The sonic footprint of the environment is also overtly shaped by the prevalence of heavy industry: it is a bricolage of rhythmic rigidity and of fluid dissonance, of harsh and abrasive sound storms built from the metallic grating of the foundaries of manufacturing industry.  This sonic footprint informed the compositional approach of Black Sabbath (particularly in the use of monodic minor key powerchord progressions played on downtuned guitar) – and consequently the Dionysian vision of the Heavy Metal genre – and also informed the sound of Napalm Death. The term ‘Grind’ itself makes an oblique gesture towards this industrialised soundbed.

The impact of the billowing mushroom cloud of bleak noise and distorted fury initiated by Napalm Death in the mid 1980’s has ultimately occurred on a global level. The ‘Grindcore’ genre is an established element of both the cultural lexicon on a global level (entering the pantheon of musical history and requiring both documentation and academic analysis) and continues to inspire new generations of artists. The fallout also continues to have an impact on a more localised level: the Black Country (and the Midlands in general) remains a stronghold for Heavy Metal music.

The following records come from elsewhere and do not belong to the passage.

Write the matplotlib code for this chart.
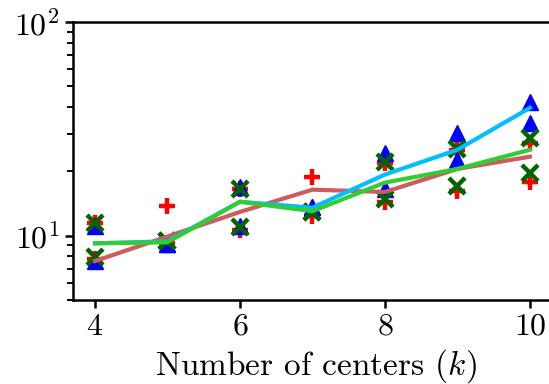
import matplotlib
matplotlib.use('Agg')
from matplotlib import pyplot as plt

plt.rcParams['font.family'] = 'serif'
plt.rcParams['font.serif'] = ['cmr10', 'DejaVu Serif']
plt.rcParams['mathtext.fontset'] = 'cm'
plt.rcParams['axes.formatter.use_mathtext'] = True

# number of centers
k = [4, 5, 6, 7, 8, 9, 10]

# individual runs (two per k)
red_hi = [11.4, 13.7, 16.5, 18.9, 21.8, 25.2, 27.2]
red_lo = [7.8, 9.2, 10.6, 12.3, 14.4, 16.1, 17.9]
blue_hi = [11.1, 9.1, 16.8, 13.6, 24.4, 30.3, 42.3]
blue_lo = [7.6, 9.1, 11.1, 13.6, 16.6, 22.6, 33.7]
green_hi = [11.5, 9.4, 16.6, 12.9, 22.2, 25.5, 28.7]
green_lo = [7.9, 9.4, 11.0, 12.9, 14.9, 17.1, 19.7]

# trend lines
brown_line = [7.6, 9.9, 12.9, 16.4, 16.0, 20.5, 23.4]
cyan_line = [9.2, 9.4, 14.4, 13.5, 19.3, 25.2, 39.6]
green_line = [9.2, 9.3, 14.4, 13.0, 17.7, 20.5, 25.2]

fig = plt.figure(figsize=(5.49, 3.84), dpi=100)
ax = fig.add_axes([0.133, 0.219, 0.885, 0.724])

for ys in (red_hi, red_lo):
    ax.plot(k, ys, '+', color='red', ms=11, mew=3.2, ls='none')
for ys in (blue_hi, blue_lo):
    ax.plot(k, ys, '^', color='blue', ms=12, ls='none')
for ys in (green_hi, green_lo):
    ax.plot(k, ys, 'x', color='darkgreen', ms=11, mew=3.2, ls='none')

ax.plot(k, brown_line, color='indianred', lw=3)
ax.plot(k, cyan_line, color='deepskyblue', lw=3)
ax.plot(k, green_line, color='limegreen', lw=3)

ax.set_yscale('log')
ax.set_ylim(5, 100)
ax.set_xlim(3.697, 10.4)
ax.set_xticks([4, 6, 8, 10])
ax.set_xlabel('Number of centers ($k$)', fontsize=24, labelpad=5)
ax.tick_params(labelsize=23, width=1.8, length=6)
ax.tick_params(which='minor', width=1.4, length=4)
for s in ax.spines.values():
    s.set_linewidth(1.8)

fig.savefig('out.png', dpi=100)
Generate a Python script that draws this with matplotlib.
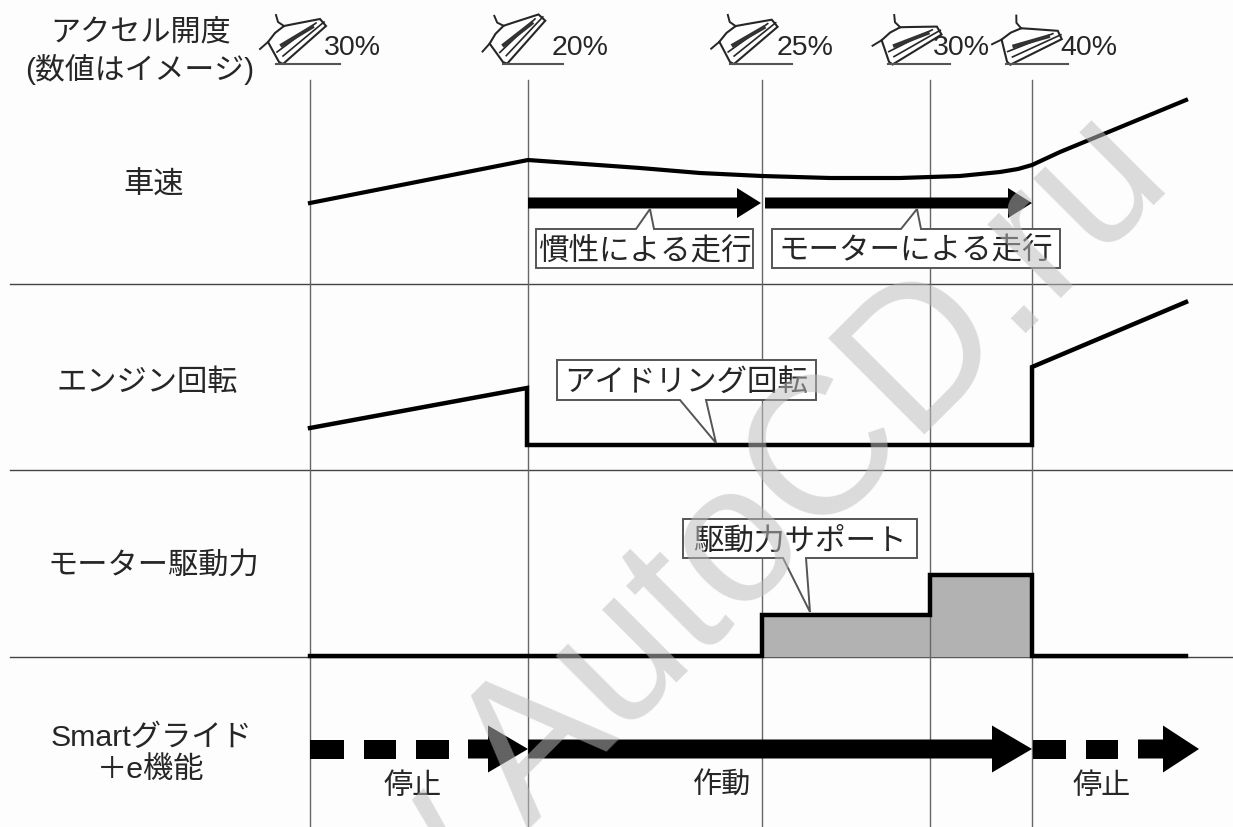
#!/usr/bin/env python3
"""Smart glide +e timing chart, drawn on a pixel-sized axes -> out.png"""
import matplotlib; matplotlib.use("Agg"); import matplotlib.pyplot as plt
from matplotlib.patches import Polygon
from matplotlib.transforms import Affine2D

plt.rcParams["font.family"] = ["Liberation Sans", "Noto Sans CJK JP", "DejaVu Sans"]
W, H = 1233, 827
INK = "#262626"

# event times on the shared x axis (px)
event_x = [310, 528, 762, 930, 1032]
throttle_labels = ["30%", "20%", "25%", "30%", "40%"]
row_labels = ["車速", "エンジン回転", "モーター駆動力", "Smartグライド\n＋e機能"]
row_label_x = [154, 147, 153, 151]
row_label_y = [186, 383, 566, 754]
row_lines_y = [284, 470, 657]

speed_x = [310, 528, 640, 700, 762, 830, 900, 960, 1000, 1018, 1032, 1060, 1186]
speed_y = [203, 160, 168, 173, 176, 178, 178, 176, 172, 169, 165, 152, 100]
engine_x = [310, 527, 527, 1032, 1032, 1186]
engine_y = [428, 388, 445, 445, 367, 302]
motor_x = [310, 762, 762, 930, 930, 1032, 1032, 1186]
motor_y = [656, 656, 615, 615, 575, 575, 656, 656]

state_labels = ["停止", "作動", "停止"]
state_label_x = [413, 722, 1102]


def arrow(ax, x0, x1, y, thick, head_len, head_h, color="black", z=4):
    ax.add_patch(Polygon([(x0, y - thick / 2), (x1 - head_len, y - thick / 2), (x1 - head_len, y - head_h / 2),
                          (x1, y), (x1 - head_len, y + head_h / 2), (x1 - head_len, y + thick / 2),
                          (x0, y + thick / 2)], fc=color, ec="none", zorder=z))


def dash(ax, x0, x1, y, thick):
    ax.add_patch(Polygon([(x0, y - thick / 2), (x1, y - thick / 2), (x1, y + thick / 2), (x0, y + thick / 2)],
                         fc="black", ec="none", zorder=4))


def callout(ax, x0, x1, y0, y1, text, tail, z=6):
    lb, tx, ty, rb = tail
    if ty < y0:
        pts = [(x0, y0), (lb, y0), (tx, ty), (rb, y0), (x1, y0), (x1, y1), (x0, y1)]
    else:
        pts = [(x0, y0), (x1, y0), (x1, y1), (rb, y1), (tx, ty), (lb, y1), (x0, y1)]
    ax.add_patch(Polygon(pts, fc="white", ec="#555555", lw=1.4, zorder=z))
    ax.text((x0 + x1) / 2, (y0 + y1) / 2 + 3, text, ha="center", va="center", fontsize=22, color=INK, zorder=z + 1)


def pedal(ax, x, y, angle):
    # shoe pressing a pedal, x, y is the heel on the floor line
    tr = Affine2D().rotate_deg(angle).translate(x, y) + ax.transData
    shoe = [(-1, 0), (-12, -20), (-5, -29), (4, -36), (14, -38), (40, -43), (46, -36), (3, 2)]
    ax.add_patch(Polygon(shoe, fc="white", ec=INK, lw=1.5, transform=tr, zorder=5))
    ax.plot([3, 44], [-6, -40], color=INK, lw=1.2, transform=tr, zorder=6)
    ax.plot([-3, 36], [-10, -39], color=INK, lw=1.2, transform=tr, zorder=6)
    ax.plot([2, 32], [-17, -35], color="#333333", lw=2.8, transform=tr, zorder=6)
    ax.plot([-12, -20], [-20, -13], color=INK, lw=1.4, transform=tr, zorder=6)
    ax.plot([4, -2, -4], [-36, -40, -47], color=INK, lw=1.4, transform=tr, zorder=6)


def main():
    fig = plt.figure(figsize=(W / 100, H / 100), dpi=100, facecolor="#fdfdfd")
    ax = fig.add_axes([0, 0, 1, 1])
    ax.set_xlim(0, W); ax.set_ylim(H, 0); ax.axis("off")

    for y in row_lines_y:
        ax.plot([10, W], [y, y], color="#444444", lw=1.0, zorder=1)
    for x in event_x:
        ax.plot([x, x], [80, H], color="#666666", lw=1.0, zorder=2)

    # throttle header
    ax.text(141, 32, "アクセル開度", ha="center", va="center", fontsize=21.7, color=INK)
    ax.text(140, 69, "(数値はイメージ)", ha="center", va="center", fontsize=21.5, color=INK)
    pedal_x = [280, 504, 731, 890, 1008]
    pedal_a = [0, -7, 1, 10, 15]
    line_x = [(276, 340), (503, 563), (730, 792), (888, 950), (1006, 1068)]
    label_x = [324, 552, 777, 933, 1060]
    for i, lab in enumerate(throttle_labels):
        pedal(ax, pedal_x[i], 62, pedal_a[i])
        ax.plot(line_x[i], [64, 64], color="#555555", lw=1.5, zorder=6)
        ax.text(label_x[i], 48, lab, ha="left", va="center", fontsize=20.5, color=INK, zorder=6)

    # row labels
    for lab, x, y in zip(row_labels, row_label_x, row_label_y):
        ax.text(x, y, lab, ha="center", va="center", fontsize=21.8, color=INK, linespacing=1.15)

    ax.plot(speed_x, speed_y, color="black", lw=3, zorder=4)
    ax.plot(engine_x, engine_y, color="black", lw=3.2, zorder=4, solid_joinstyle="miter")
    ax.fill_between(motor_x, motor_y, 656, color="#b2b2b2", zorder=1.5)
    ax.plot(motor_x, motor_y, color="black", lw=3.2, zorder=4, solid_joinstyle="miter")

    arrow(ax, event_x[1], event_x[2] - 1, 203, 11, 24, 30)
    arrow(ax, event_x[2] + 3, event_x[4], 203, 11, 24, 30)

    callout(ax, 536, 753, 229, 268, "慣性による走行", (636, 650, 209, 654))
    callout(ax, 772, 1060, 229, 268, "モーターによる走行", (901, 917, 209, 921))
    callout(ax, 557, 816, 360, 400, "アイドリング回転", (680, 716, 443, 706))
    callout(ax, 683, 917, 519, 558, "駆動力サポート", (783, 810, 612, 806))

    # Smart glide state row
    for x0, x1 in [(310, 344), (364, 396), (416, 449)]:
        dash(ax, x0, x1, 749, 19)
    arrow(ax, 468, event_x[1], 749, 19, 40, 47)
    arrow(ax, event_x[1], event_x[4], 749, 19, 40, 47)
    for x0, x1 in [(1033, 1066), (1086, 1118)]:
        dash(ax, x0, x1, 749, 19)
    arrow(ax, 1138, 1199, 749, 19, 36, 47)
    for lab, x in zip(state_labels, state_label_x):
        ax.text(x, 786, lab, ha="center", va="center", fontsize=21, color=INK, zorder=6)

    # watermark over everything, semi transparent so black shows grey through it
    ax.text(1176, 184, "www.AutoCD.ru", ha="right", va="baseline", rotation=45, rotation_mode="anchor",
            fontsize=141, color="#bdbdbd", alpha=0.53, zorder=10, family="Liberation Sans")

    fig.savefig("out.png", dpi=100, facecolor=fig.get_facecolor())


if __name__ == "__main__":
    main()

The urge towards experimentation which underpinned the initial incubation of Napalm Death continues to act as an inspirational lodestone for the creative work of the protagonists. The work of early members (such as Justin Broadrick’s Final and Jesu projects, and Mick Harris’ work as Scorn) continues the legacy of musical exploration, as does my own work (centred around the Monium label) which has continued to develop an exploration of the textural and timbral qualities of sound through improvisation and signal processing, and which remains underpinned by a defined conceptual framework informed by both metaphysics and political philosophy.

If one can isolate and identify a defining quality within this disparate work, it may be seen to be that of a singular vision which is drawn towards experiences at the limit, which pushes outwards from an internal position, and which refuses to remain in one position or definition.